Vindicator Logo

Area businesses feel the heat from rising natural-gas prices

By Don Shilling

Friday, September 30, 2005


Two local businesses have closed rather than pay escalating natural-gas bills.
By DON SHILLING
VINDICATOR BUSINESS EDITOR
Business owners are considering drastic steps as rising natural-gas costs eat at their profits.
Ray Mashorda, owner of County Gardens in Austintown, is looking at installing a motorized "heating blanket" in his greenhouses. The blanket would close at night, blocking the spaces between the trusses overhead and keeping the heat down where the plants are.
Officials at General Extrusions are wondering if they should go find their own gas. In the 1970s, the Boardman aluminum extruder dug a well away from its property, but a gas company provided it with free gas in exchange for gas from the well, which is no longer producing.
Natural-gas prices have been rising the past few years and have spiked even higher recently. The increases have been hard on heavy gas users, such as some manufacturers and greenhouses.
Closing
At least two local businesses couldn't survive the increases.
Campbell officials said this week that Calex Corp. is closing soon, primarily because of natural-gas costs. The aluminum extruder employs 175.
Inglis Greenhouse in Boardman is in the process of closing its 90-year-old business. Owners say they can't afford gas bills, which totaled $429,000 last winter and threaten to be higher this winter.
The average residential price for natural gas in the United States increased from $9.51 for a thousand cubic feet in 2003 to $13.03 this year and is expected to be $15.33 next year, said the federal Energy Information Administration.
"It's scary," Mashorda said.
Over the past two years, he's used expanding foam to block every little hole he could find in his greenhouses. He's added insulation to roof vents and doorways.
He's in the midst of expanding and building more greenhouses, so he won't be able to install the heating blankets for about two more years.
Despite the high cost of gas, he wants more greenhouses because he says he can grow plants cheaper than he can buy them from someone else.
Keeping heat up
He added that he's determined to keep his heat up this winter to provide proper conditions for plants.

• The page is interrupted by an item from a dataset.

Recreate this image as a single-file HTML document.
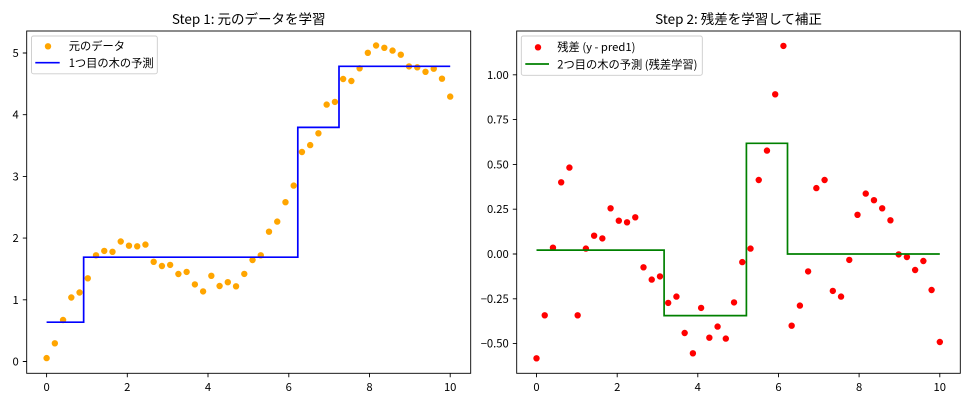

He said he doesn't want to raise prices because of energy costs for at least another year.
"We might make less profit, but we'll wait and see," he said.
He's hoping that he can gain more sales as Inglis goes out of business.
Tim Parks, owner of Parks Garden Center just south of Canfield, said he doesn't want to fool around with temperature settings or growing dates because the company has to maintain the quality of its plants. Instead, he will look for small ways to make the business more efficient.
Costs of other supplies are rising as well. The price on plastic trays that hold plants went up 20 percent last year, 62 percent this year and probably will rise next year, he said.
Area garden centers eventually will have to charge a little bit more, he said.
"I look at it as a partnership. We're going to have to work harder, and the customer is going to have to understand that we have higher costs," Parks said.
Herb Schuler Sr. sells aluminum, not plants, and his company is increasing prices Monday because of natural gas costs and expects to raise them again at the first of the year.
General Extrusions has a fixed-price contract for half of its natural-gas usage and pays market prices for the other half. The market prices are 250 percent higher than the fixed price, which expires at the end of the year. "Next year's going to be brutal," said Schuler, company president.
The company uses millions of cubic feet of gas a month in heat-treating and other processing work. Even with that volume, General Extrusions doesn't receive a discount. The price Thursday for gas to be delivered in January was $14 per thousand cubic feet.
That price has Schuler thinking about digging a gas well. He said the up-front cost would be large, but it may be worth it to receive free gas for 10 to 15 years, the normal life expectancy of a well.
Tim Roberts, a spokesman for WCI Steel in Warren, said Ohio manufacturers are pushing state officials to take actions that would bring down gas prices. WCI officials would like to see more public lands and the Great Lakes opened up for well drilling and a streamlining of the approval process for new pipelines, he said.
WCI has cited increased natural-gas costs as one of the reasons it has posted financial losses the past two months.